▶ _Goal_
Pictures are excluded. Copy exactly, and only, the lines from the one containing "Output the Python" through the one containing "salinity = [25, 50, 100, 150, 200]", both ends included.

▶ _Dataset rows_
####################

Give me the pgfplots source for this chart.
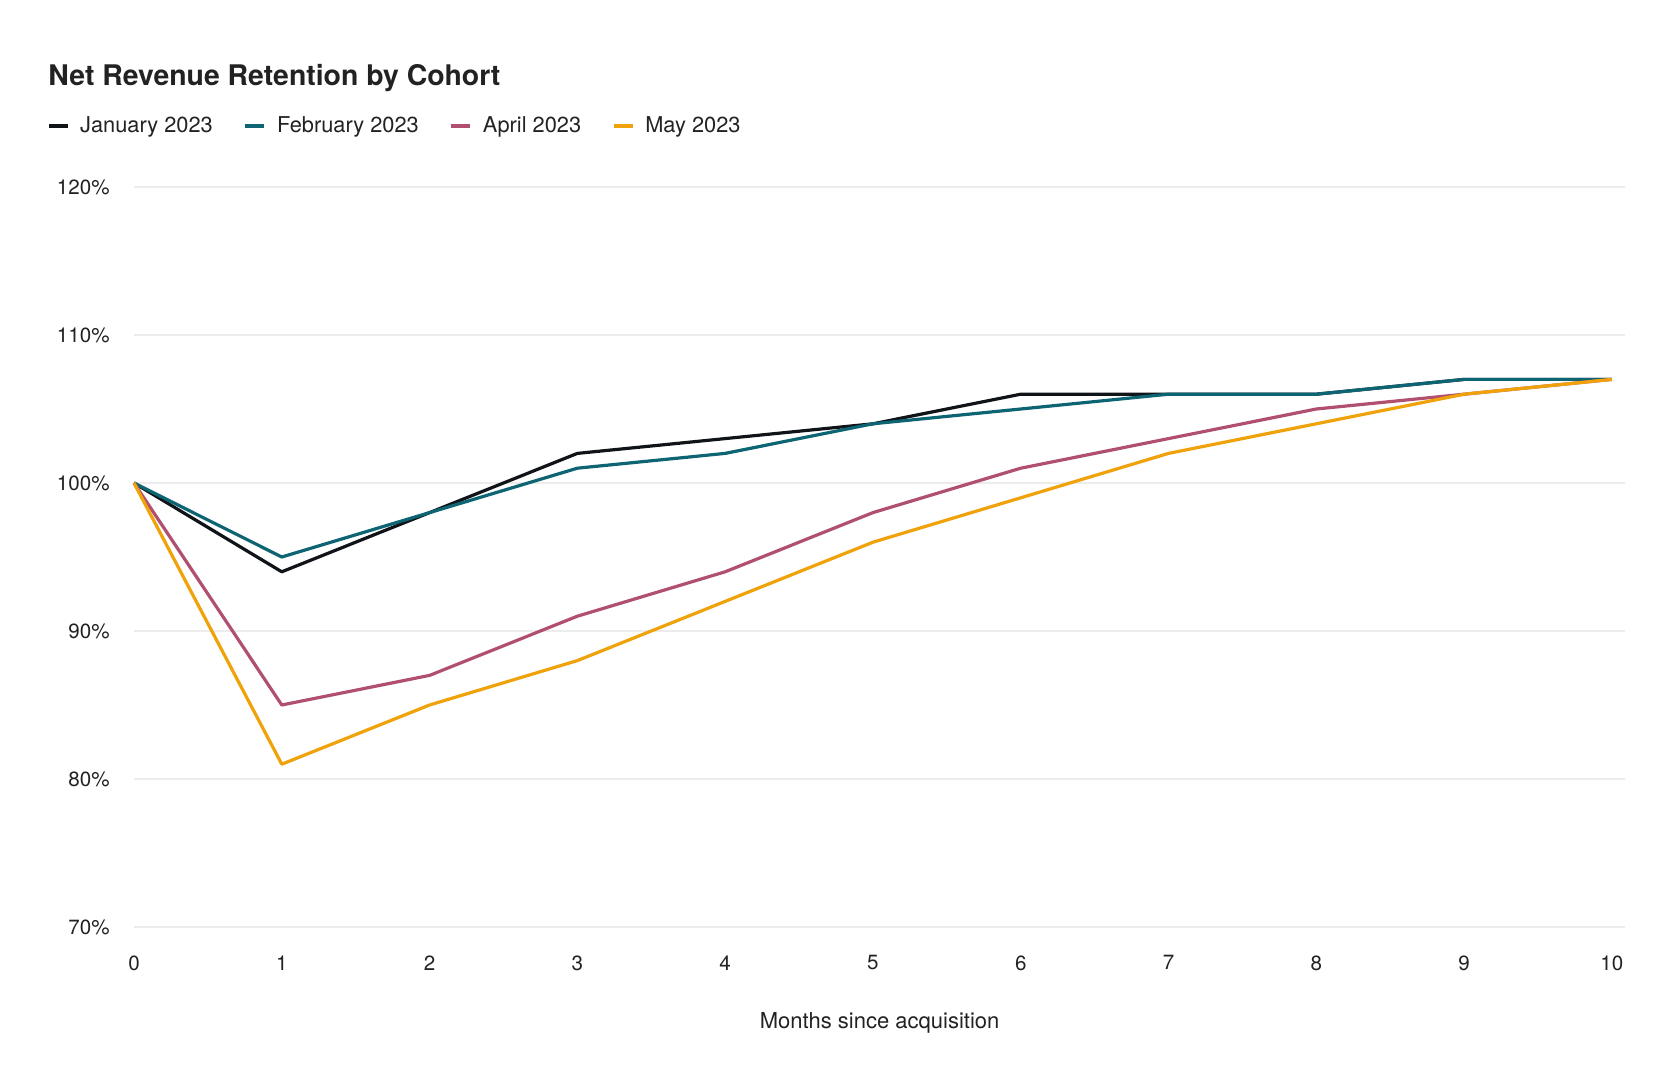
\documentclass[border=0pt]{standalone}
\usepackage{fontspec}
\setmainfont{TeX Gyre Heros}
\usepackage{pgfplots}
\pgfplotsset{compat=1.18}

\definecolor{cjan}{RGB}{16,20,24}
\definecolor{cfeb}{RGB}{13,100,114}
\definecolor{capr}{RGB}{176,80,110}
\definecolor{cmay}{RGB}{240,162,10}
\definecolor{gridc}{RGB}{236,236,236}
\definecolor{txt}{RGB}{34,34,34}

\begin{document}
\begin{tikzpicture}
  \useasboundingbox (-67pt,-76.5pt) rectangle (773pt,463.5pt);
  \begin{axis}[
      scale only axis,
      width=745.6pt, height=370pt,
      xmin=0, xmax=10.09,
      ymin=70, ymax=120,
      xtick={0,1,...,10},
      ytick={70,80,...,120},
      axis line style={draw=none},
      major tick length=0pt,
      ymajorgrids=true,
      grid style={color=gridc, line width=1pt},
      /pgf/number format/assume math mode=true,
      yticklabel={\pgfmathprintnumber{\tick}\%},
      ticklabel style={font=\fontsize{10.3}{12}\selectfont, text=txt},
      yticklabel style={anchor=east, inner sep=0pt, xshift=-12pt},
      xticklabel style={anchor=north, inner sep=0pt, yshift=-14pt},
      xlabel={Months since acquisition},
      xlabel style={at={(axis description cs:0.5,0)}, anchor=base,
        yshift=-51pt, inner sep=0pt, font=\fontsize{11}{13}\selectfont, text=txt},
      clip=false,
      every axis plot/.append style={line width=1.6pt, line join=round},
      legend columns=4,
      legend style={at={(axis description cs:0,1)}, anchor=west,
        xshift=-43.5pt, yshift=30.5pt, draw=none, fill=none,
        inner sep=0pt, outer sep=0pt,
        font=\fontsize{10.9}{12}\selectfont, text=txt,
        nodes={inner sep=0pt},
        /tikz/every odd column/.append style={column sep=5.5pt},
        /tikz/every even column/.append style={column sep=15.5pt}},
      legend image code/.code={\draw[#1, line width=1.6pt] (0pt,0pt) -- (9.5pt,0pt);},
    ]
    \addplot[cjan] coordinates {(0,100)(1,94)(2,98)(3,102)(4,103)(5,104)(6,106)(7,106)(8,106)(9,107)(10,107)};
    \addlegendentry{January 2023}
    \addplot[cfeb] coordinates {(0,100)(1,95)(2,98)(3,101)(4,102)(5,104)(6,105)(7,106)(8,106)(9,107)(10,107)};
    \addlegendentry{February 2023}
    \addplot[capr] coordinates {(0,100)(1,85)(2,87)(3,91)(4,94)(5,98)(6,101)(7,103)(8,105)(9,106)(10,107)};
    \addlegendentry{April 2023}
    \addplot[cmay] coordinates {(0,100)(1,81)(2,85)(3,88)(4,92)(5,96)(6,99)(7,102)(8,104)(9,106)(10,107)};
    \addlegendentry{May 2023}
    \node[anchor=base west, inner sep=0pt, text=txt, font=\bfseries\fontsize{14.2}{17}\selectfont]
      at (axis description cs:0,1) [xshift=-43pt, yshift=50.5pt] {Net Revenue Retention by Cohort};
  \end{axis}
\end{tikzpicture}
\end{document}
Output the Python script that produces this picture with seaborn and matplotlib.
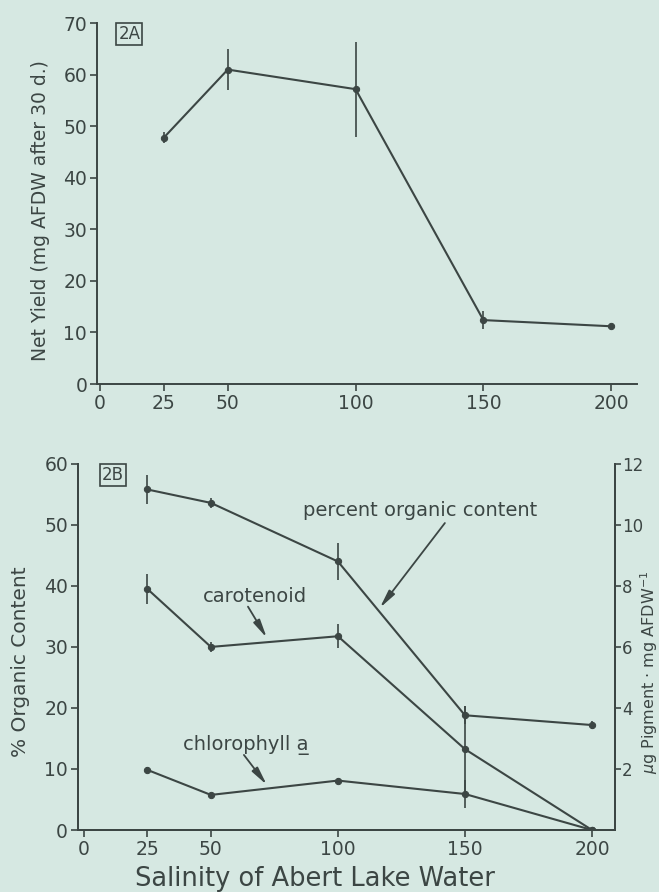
import numpy as np
import pandas as pd
import matplotlib
matplotlib.use('Agg')
import matplotlib.pyplot as plt
import seaborn as sns

# salinity levels (shared by both panels)
salinity = [25, 50, 100, 150, 200]

# panel 2A: net yield (mg AFDW after 30 d.)
net_yield = [47.8, 61.0, 57.2, 12.4, 11.2]
net_yield_err = [1.0, 4.0, 9.2, 1.8, 0.5]

# panel 2B: percent organic content (left axis)
organic = [55.8, 53.6, 44.0, 18.8, 17.2]
organic_err = [2.3, 0.8, 3.0, 1.5, 0.6]

# panel 2B: pigments, ug pigment per mg AFDW (right axis)
carotenoid = [7.9, 6.0, 6.35, 2.65, 0.0]
carotenoid_err = [0.5, 0.15, 0.4, 1.4, 0.0]
chlorophyll = [1.97, 1.15, 1.62, 1.18, 0.0]
chlorophyll_err = [0.1, 0.05, 0.1, 0.45, 0.0]

bg = '#d6e8e2'
ink = '#3c4644'

sns.set_theme(style='ticks')
plt.rcParams['font.family'] = ['DejaVu Sans']
plt.rcParams.update({
    'axes.facecolor': bg, 'figure.facecolor': bg,
    'axes.edgecolor': ink, 'xtick.color': ink, 'ytick.color': ink,
    'text.color': ink, 'axes.labelcolor': ink,
    'axes.linewidth': 1.4,
})

fig = plt.figure(figsize=(6.59, 8.92), dpi=100)
ax_a = fig.add_axes([0.147, 0.5695, 0.82, 0.4045])
ax_b = fig.add_axes([0.118, 0.0695, 0.815, 0.4105])


def draw_series(ax, x, y, err):
    df = pd.DataFrame({'x': x, 'y': y})
    sns.lineplot(data=df, x='x', y='y', ax=ax, color=ink, lw=1.5,
                 marker='o', markersize=4.5, markeredgecolor=ink)
    ax.errorbar(x, y, yerr=err, fmt='none', ecolor=ink, elinewidth=1.2, capsize=0)


# ---- panel 2A
draw_series(ax_a, salinity, net_yield, net_yield_err)
ax_a.set_xlim(-1.2, 210.2)
ax_a.set_ylim(0, 70)
ax_a.set_xticks([0, 25, 50, 100, 150, 200])
ax_a.set_yticks(range(0, 71, 10))
ax_a.spines[['top', 'right']].set_visible(False)
ax_a.tick_params(labelsize=13.5, length=5, width=1.2, pad=2)
ax_a.set_xlabel('')
ax_a.set_ylabel('Net Yield (mg AFDW after 30 d.)', fontsize=13.5)
ax_a.yaxis.set_label_coords(-0.087, 0.48)
ax_a.text(0.04, 0.995, '2A', transform=ax_a.transAxes, fontsize=12, va='top',
          bbox=dict(boxstyle='square,pad=0.12', fc='none', ec=ink, lw=1.2))

# ---- panel 2B
draw_series(ax_b, salinity, organic, organic_err)
ax_b.set_xlim(-2.4, 209)
ax_b.set_ylim(0, 60)
ax_b.set_xticks([0, 25, 50, 100, 150, 200])
ax_b.set_yticks(range(0, 61, 10))
ax_b.spines[['top']].set_visible(False)
ax_b.tick_params(labelsize=13.5, length=5, width=1.2, pad=2)
ax_b.set_xlabel('Salinity of Abert Lake Water', fontsize=18.5)
ax_b.xaxis.set_label_coords(0.441, -0.098)
ax_b.set_ylabel('% Organic Content', fontsize=14.5)
ax_b.yaxis.set_label_coords(-0.089, 0.46)

ax_r = ax_b.twinx()
draw_series(ax_r, salinity, carotenoid, carotenoid_err)
draw_series(ax_r, salinity, chlorophyll, chlorophyll_err)
ax_r.set_ylim(0, 12)
ax_r.set_yticks(range(2, 13, 2))
ax_r.spines[['top']].set_visible(False)
ax_r.tick_params(labelsize=12, length=4, width=1.2, pad=1)
ax_r.set_ylabel(r'$\mu$g Pigment $\cdot$ mg AFDW$^{-1}$', fontsize=11.5)
ax_r.yaxis.set_label_coords(1.044, 0.43)
ax_r.set_xlabel('')

ax_b.text(0.045, 0.995, '2B', transform=ax_b.transAxes, fontsize=12, va='top',
          bbox=dict(boxstyle='square,pad=0.12', fc='none', ec=ink, lw=1.2))

arrow = dict(arrowstyle='-|>,head_length=0.9,head_width=0.18', color=ink, lw=1.3,
             shrinkA=0, shrinkB=0)
ax_b.annotate('', xy=(116.5, 36.4), xytext=(142.1, 50.3), arrowprops=arrow)
ax_b.text(132.3, 52.3, 'percent organic content', fontsize=14, ha='center', va='center')
ax_b.annotate('', xy=(72, 31.5), xytext=(64.6, 36.6), arrowprops=arrow)
ax_b.text(67.3, 38.2, 'carotenoid', fontsize=14, ha='center', va='center')
ax_b.annotate('', xy=(72, 7.4), xytext=(63, 12.3), arrowprops=arrow)
ax_b.text(63.8, 13.9, 'chlorophyll a\u0332', fontsize=14, ha='center', va='center')

fig.savefig('out.png', dpi=100)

####################

▶ _Task response_
Output the Python script that produces this picture with seaborn and matplotlib.
import numpy as np
import pandas as pd
import matplotlib
matplotlib.use('Agg')
import matplotlib.pyplot as plt
import seaborn as sns

# salinity levels (shared by both panels)
salinity = [25, 50, 100, 150, 200]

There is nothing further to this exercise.